Tantangan dalam penerapan praktik coaching sesuai dengan konteks asal sekolah saya yaitu, ketika rekan sejawat/siswa masih enggan bercerita masalah atau hal yang dialaminya. Hal ini terjadi karena belum terjalin kedekatan sebagai mitra dalam proses coaching, sehingga coachee menjadi kesulitan dalam menemukan atau menentukan tujuan yang ingin dicapai.

Adapun alternatif solusi terhadap tantangan tersebut, yaitu sebelum melakukan coaching, coach tentu harus membuat suasana diskusi atau obrolan berlangsung hangat dan cair. Kemudian menjelaskan bahwa dalam proses coaching, coach dan coachee kedudukannya setara, tidak bermaksud menggurui ataupun menjadi seorang mentor.

Kemudian coachee harus diberikan pemahaman dan menyusun terlebih dahulu tujuan coaching dilaksanakan serta coachee benar-benar ingin menemukan langkah-langkah perbaikan dari permasalahan yang dihadapi.
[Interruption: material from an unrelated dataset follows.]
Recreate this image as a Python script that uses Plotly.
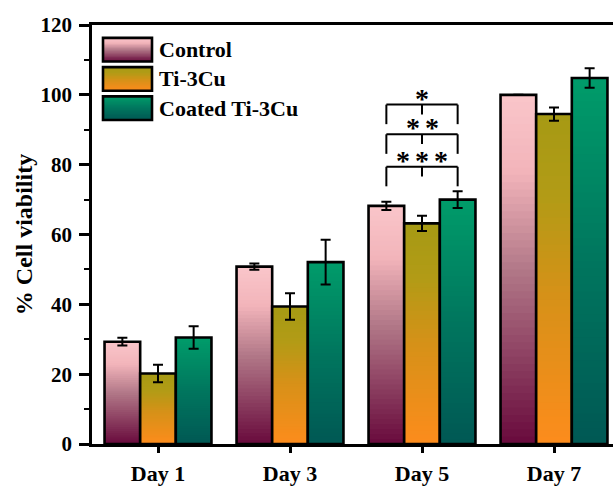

Guru secara mandiri meningkatkan kemampuan komunikasi efektif bagaimana memberikan umpan balik dan pertanyaan terbuka yang berbobot sehingga mampu memfasilitasi coachee untuk menggali solusi.

Kegiatan supervisi akademik di masa lalu merupakan kegiatan yang menegangkan dan kurang berdampak bagi peningkatan kompetensi yang saya miliki, karena setelah proses supervisi tidak terjadi dialog dua arah atau kesannya seperti dihakimi atau disidang ketika mendengarkan umpan balik. Berbeda dengan kegiatan supervisi akademik atau observasi pembelajaran saat ini, khususnya setelah diterapkannya penilaian kinerja melalui aplikasi PMM.

Saya harap kedepannya penerapan alur TIRTA dan ,mendengarkan dengan RASA bisa diterapkan dengan baik, sehingga tidak ada lagi perasaan tidak nyaman setelah melakukan observasi.

Adapun sumber belajar atau informasi lain di luar modul PGP untuk menguatkan praktik coaching maupun supervisi akademik, dapat dilakukan dengan berdiskusi dan sharing pengalaman dengan kepala sekolah saat pelaksanaan supervisi. Kemudian juga berdiskusi dengan rekan CGP, Fasilitator dan Pengajar Praktik serta membaca artikel dan menonton praktik baik dari rekan-rekan CGP angkatan sebelumnya terkait proses/pelaksanaan coaching untuk supervisi akademik.